Cost structure / standard tiers
ETA accuracy doesn't carry a direct fee, but planning around inaccurate ETAs creates downstream costs through missed appointments and idle resources.
| ETA Lead Time | Typical Variance vs. ATA | Planning Impact |
|---|---|---|
| 7+ days out | ±1-2 days | Use for general capacity planning only |
| 3-5 days out | ±12-24 hours | Reasonable for booking drayage appointments |
| 24-48 hours out | ±2-6 hours | Reliable for warehouse labor scheduling |
| Berth-confirmed (ATA imminent) | Near-zero | Final confirmation for same-day operations |
| Missed appointment due to ETA-based booking | N/A | $50-150 rebooking fee (terminal/drayage dependent) |
Free time for demurrage purposes is calculated from actual discharge (following ATA and berthing), not from the originally published ETA, so vessel delays push the entire free-time clock back accordingly.

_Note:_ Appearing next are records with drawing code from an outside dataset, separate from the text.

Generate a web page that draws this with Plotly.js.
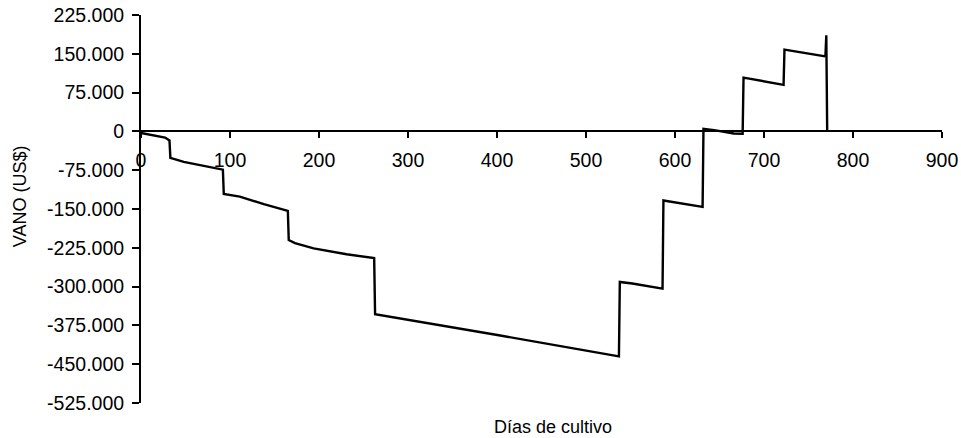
<!DOCTYPE html>
<html>
<head>
<meta charset="utf-8">
<script src="https://cdn.plot.ly/plotly-3.0.1.min.js"></script>
<style>
  html, body { margin: 0; padding: 0; background: #ffffff; }
  #chart { width: 961px; height: 438px; }
</style>
</head>
<body>
<div id="chart"></div>
<script>
// Días de cultivo
const days = [0, 27, 32, 33, 48, 74, 92, 93, 111, 138, 158, 165, 166, 173, 194, 231, 262, 263, 402, 537, 538, 552, 586, 587, 631, 632, 644, 666, 676, 677, 722, 723, 769, 770, 771];
// VANO (US$)
const vano = [-3000, -12000, -17500, -51000, -59000, -67000, -74000, -121000, -126000, -140500, -149500, -153500, -210000, -216000, -226000, -237500, -245000, -353500, -394000, -435000, -291000, -294000, -304000, -133500, -146000, 5000, 2500, -4000, -4500, 104000, 90000, 158000, 145000, 186000, 0];

const xTickVals = [0, 100, 200, 300, 400, 500, 600, 700, 800, 900];
const yTickVals = [225000, 150000, 75000, 0, -75000, -150000, -225000, -300000, -375000, -450000, -525000];
const yTickText = ["225.000", "150.000", "75.000", "0", "-75.000", "-150.000", "-225.000", "-300.000", "-375.000", "-450.000", "-525.000"];

const xTitle = "Días de cultivo";
const yTitle = "VANO (US$)";

const tickFont = { family: "Liberation Sans, Arial, sans-serif", size: 19.5, color: "#000" };
const titleFont = { family: "Liberation Sans, Arial, sans-serif", size: 18, color: "#000" };

const trace = {
  x: days,
  y: vano,
  type: "scatter",
  mode: "lines",
  line: { color: "#000", width: 2.4 },
  hoverinfo: "skip"
};

const layout = {
  width: 961,
  height: 438,
  margin: { l: 141, r: 19, t: 15, b: 35 },
  paper_bgcolor: "#fff",
  plot_bgcolor: "#fff",
  showlegend: false,
  xaxis: {
    range: [0, 900],
    tickvals: xTickVals,
    ticktext: xTickVals.map(String),
    showgrid: false,
    zeroline: false,
    showline: true,
    linecolor: "#000",
    linewidth: 2,
    ticks: "outside",
    ticklen: 6,
    tickwidth: 2,
    tickcolor: "#000",
    tickfont: tickFont,
    ticklabelstandoff: 5,
    anchor: "free",
    position: 0.7
  },
  yaxis: {
    range: [-525000, 225000],
    tickvals: yTickVals,
    ticktext: yTickText,
    showgrid: false,
    zeroline: false,
    showline: true,
    linecolor: "#000",
    linewidth: 2,
    ticks: "outside",
    ticklen: 7,
    tickwidth: 2,
    tickcolor: "#000",
    tickfont: tickFont,
    ticklabelstandoff: 4
  },
  annotations: [
    {
      text: xTitle, xref: "paper", yref: "paper",
      x: 0.514, y: -0.062, xanchor: "center", yanchor: "middle",
      showarrow: false, font: titleFont
    },
    {
      text: yTitle, xref: "paper", yref: "paper",
      x: -0.151, y: 0.533, xanchor: "center", yanchor: "middle",
      textangle: -90, showarrow: false, font: titleFont
    }
  ]
};

Plotly.newPlot("chart", [trace], layout, { displayModeBar: false, staticPlot: true });
</script>
</body>
</html>
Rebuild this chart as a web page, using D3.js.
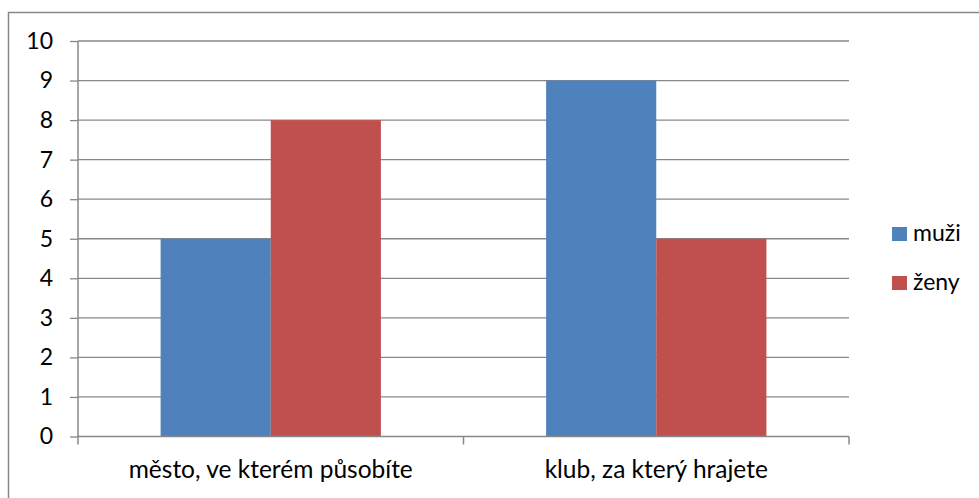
<!DOCTYPE html>
<html><head><meta charset="utf-8">
<script src="https://cdn.jsdelivr.net/npm/d3@7"></script>
<style>body{margin:0;background:#fff}svg{display:block}</style>
</head><body>
<svg id="c" width="979" height="498"></svg>
<script>
const categories = ["město, ve kterém působíte", "klub, za který hrajete"];
const seriesNames = ["muži", "ženy"];
const muzi = [5, 9];
const zeny = [8, 5];
const yTicks = [0,1,2,3,4,5,6,7,8,9,10];
const colors = ["#4F81BD", "#C0504D"];

(function(){
const values = [muzi, zeny];
const svg = d3.select("#c");
const font = "Lato, 'Open Sans', sans-serif";
const fs = 23, fsCat = 24.5;

// outer border
svg.append("path").attr("d","M8.5,498 V12.5 H979").attr("fill","none").attr("stroke","#888").attr("stroke-width",1.5);

const pLeft = 78, pRight = 849, pTop = 41, pBottom = 436.5;
const x = d3.scaleBand().domain(categories).range([pLeft, pRight]).padding(0);
const x1 = d3.scaleBand().domain(seriesNames).range([0, x.bandwidth()]).paddingInner(0).paddingOuter(0.75);
const y = d3.scaleLinear().domain([0, 10]).range([pBottom, pTop]);

// gridlines
svg.append("g").selectAll("line").data(yTicks.filter(d=>d>0)).join("line")
  .attr("x1", pLeft).attr("x2", pRight).attr("y1", d=>y(d)).attr("y2", d=>y(d))
  .attr("stroke", "#888").attr("stroke-width", 1.3);

// bars
const g = svg.append("g");
categories.forEach((c, ci) => {
  seriesNames.forEach((s, si) => {
    g.append("rect")
      .attr("x", x(c) + x1(s)).attr("width", x1.bandwidth())
      .attr("y", y(values[si][ci])).attr("height", y(0) - y(values[si][ci]))
      .attr("fill", colors[si]);
  });
});

// y axis
const yAxis = d3.axisLeft(y).tickValues(yTicks).tickSize(8).tickPadding(17).tickFormat(d3.format("d"));
const ya = svg.append("g").attr("transform", `translate(${pLeft},0)`).call(yAxis);
ya.select(".domain").attr("stroke", "#888").attr("stroke-width", 1.5).attr("d", `M0,${pTop}V${pBottom}`);
ya.selectAll(".tick line").attr("stroke", "#888").attr("stroke-width", 1.3);
ya.selectAll("text").attr("font-family", font).attr("font-size", fs).attr("fill", "#000");

// x axis
const xa = svg.append("g").attr("transform", `translate(0,${pBottom})`);
xa.append("line").attr("x1", pLeft).attr("x2", pRight).attr("stroke", "#888").attr("stroke-width", 1.5);
const bounds = [pLeft, ...categories.map(c => x(c) + x.bandwidth())];
xa.selectAll("line.tk").data(bounds).join("line").attr("class","tk")
  .attr("x1", d=>d).attr("x2", d=>d).attr("y1", 0).attr("y2", 8)
  .attr("stroke", "#888").attr("stroke-width", 1.5);
xa.selectAll("text").data(categories).join("text")
  .attr("x", d => x(d) + x.bandwidth()/2).attr("y", 41)
  .attr("text-anchor", "middle").attr("font-family", font).attr("font-size", fsCat).attr("fill", "#000")
  .text(d => d);

// legend
const lg = svg.append("g");
seriesNames.forEach((s, i) => {
  const cy = 234 + i * 49;
  lg.append("rect").attr("x", 892).attr("y", cy - 7).attr("width", 15).attr("height", 14).attr("fill", colors[i]);
  lg.append("text").attr("x", 913).attr("y", cy + 7).attr("font-family", font).attr("font-size", fs).attr("fill", "#000").text(s);
});
})();
</script>
</body></html>
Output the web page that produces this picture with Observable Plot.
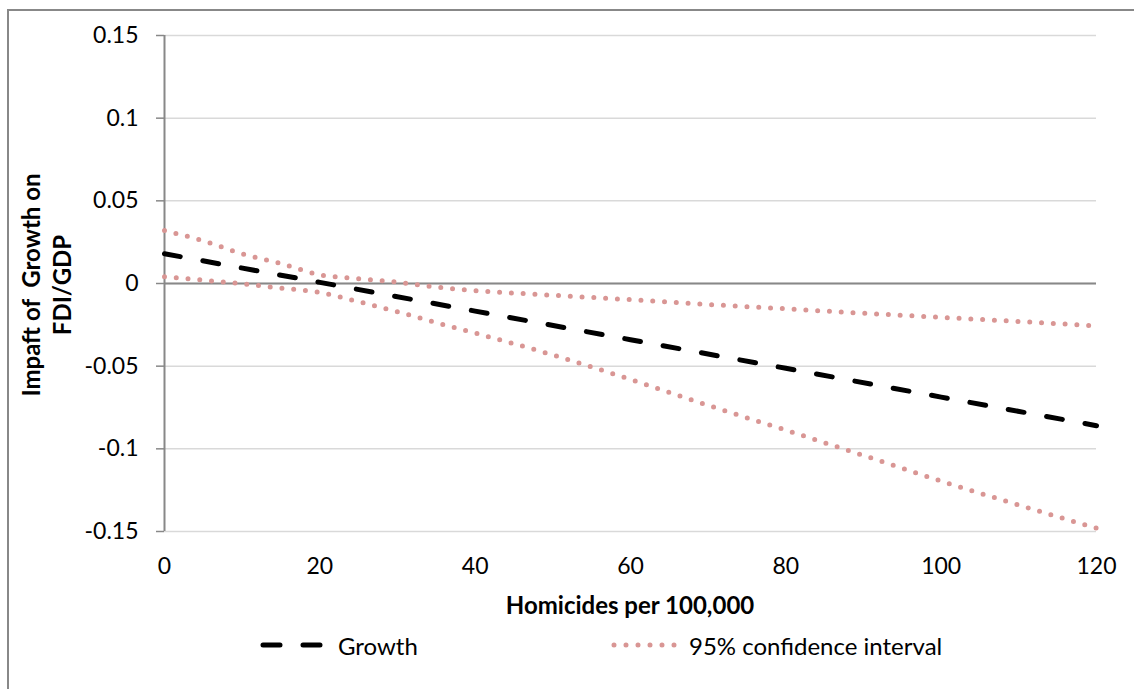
<!DOCTYPE html>
<html>
<head>
<meta charset="utf-8">
<script src="https://cdn.jsdelivr.net/npm/d3@7"></script>
<script src="https://cdn.jsdelivr.net/npm/@observablehq/plot@0.6"></script>
<style>
  html, body { margin: 0; padding: 0; background: #fff; }
  #wrap { position: relative; width: 1134px; height: 689px; overflow: hidden; font-family: Lato, "Open Sans", sans-serif; color: #000; }
  #frame { position: absolute; left: 7px; top: 9px; width: 1300px; height: 900px; border-left: 2px solid #888; border-top: 2px solid #888; }
  #chart { position: absolute; left: 0; top: 0; }
  .ylab { position: absolute; left: 46px; top: 285px; transform: translate(-50%, -50%) rotate(-90deg); font-weight: bold; font-size: 24px; line-height: 31px; text-align: center; white-space: pre; }
  .xlab { position: absolute; left: 630px; top: 604px; transform: translate(-50%, -50%); font-weight: bold; font-size: 24px; white-space: nowrap; }
  .legtext { position: absolute; top: 645px; transform: translateY(-50%); font-size: 24px; white-space: nowrap; }
  #legsvg { position: absolute; left: 0; top: 0; }
</style>
</head>
<body>
<div id="wrap">
  <div id="frame"></div>
  <div id="chart"></div>
  <div class="ylab">Impaft of  Growth on
FDI/GDP</div>
  <div class="xlab">Homicides per 100,000</div>
  <svg id="legsvg" width="1134" height="689">
    <line x1="263" y1="645" x2="320" y2="645" stroke="#000" stroke-width="5" stroke-linecap="round" stroke-dasharray="17 23"></line>
    <line x1="614" y1="645" x2="675" y2="645" stroke="#d99694" stroke-width="5" stroke-linecap="round" stroke-dasharray="0 12"></line>
  </svg>
  <div class="legtext" style="left:338px">Growth</div>
  <div class="legtext" style="left:689px">95% confidence interval</div>
</div>
<script>
// ---- data ----
const xTicks = [0, 20, 40, 60, 80, 100, 120];
const yTicks = [-0.15, -0.1, -0.05, 0, 0.05, 0.1, 0.15];
const yTickLabels = ["-0.15", "-0.1", "-0.05", "0", "0.05", "0.1", "0.15"];

const growthX = [0, 20, 40, 60, 80, 100, 120];
const growthY = [0.018, 0.0007, -0.0167, -0.034, -0.0513, -0.0687, -0.086];

const ciX = [0, 5, 10, 15, 20, 25, 30, 35, 40, 50, 60, 70, 80, 90, 100, 110, 120];
const ciUpper = [0.032, 0.0258, 0.018, 0.012, 0.0053, 0.0029, 0.0008, -0.0022, -0.0043, -0.0071, -0.0098, -0.0127, -0.0153, -0.018, -0.0205, -0.023, -0.0256];
const ciLower = [0.0041, 0.002, -0.0002, -0.0028, -0.0054, -0.011, -0.0171, -0.0237, -0.030, -0.0432, -0.058, -0.0737, -0.0887, -0.104, -0.1195, -0.134, -0.148];

const growth = growthX.map((x, i) => ({x, y: growthY[i]}));
const upper = ciX.map((x, i) => ({x, y: ciUpper[i]}));
const lower = ciX.map((x, i) => ({x, y: ciLower[i]}));

const ciStyle = {x: "x", y: "y", stroke: "#d99694", strokeWidth: 5, strokeDasharray: "0 11.8", strokeLinecap: "round", curve: "monotone-x"};

const chart = Plot.plot({
  width: 1134,
  height: 689,
  marginLeft: 164,
  marginRight: 38,
  marginTop: 35,
  marginBottom: 158,
  style: {fontFamily: "Lato, 'Open Sans', sans-serif", fontSize: "23px", background: "transparent", color: "#000", overflow: "visible"},
  x: {domain: [0, 120]},
  y: {domain: [-0.15, 0.15]},
  marks: [
    Plot.gridY(yTicks, {stroke: "#d9d9d9", strokeOpacity: 1, strokeWidth: 1.5}),
    Plot.ruleY([0], {stroke: "#888", strokeWidth: 2}),
    Plot.ruleX([0], {stroke: "#888", strokeWidth: 2}),
    Plot.axisY(yTicks, {tickSize: 8, tickPadding: 18, stroke: "#888", strokeWidth: 1.5, tickFormat: d => yTickLabels[yTicks.indexOf(d)], label: null}),
    Plot.axisX(xTicks, {tickSize: 0, tickPadding: 26, label: null, tickFormat: d => String(d)}),
    Plot.line(upper, ciStyle),
    Plot.line(lower, ciStyle),
    Plot.line(growth, {x: "x", y: "y", stroke: "#000", strokeWidth: 5, strokeDasharray: "16 23", strokeLinecap: "round"})
  ]
});
document.getElementById("chart").appendChild(chart);
</script>
</body>
</html>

Risk mitigation / operational guidance
Avoid booking drayage appointments or warehouse labor based on ETAs published more than 3-5 days out — use that window for capacity planning only, and confirm closer to arrival before committing resources. Track milestones beyond ETA/ATA, including "vessel berthed," "discharge complete," and "available for pickup" or "customs released," since each can lag actual arrival by hours to days depending on terminal workload. Subscribe to carrier EDI/API feeds or third-party visibility platforms that refresh status as the vessel approaches port, since accuracy improves substantially inside the 48-hour window. Build a standard buffer (e.g., book appointments for the day after the most recent ETA update) for time-sensitive cargo where a missed appointment carries rebooking costs.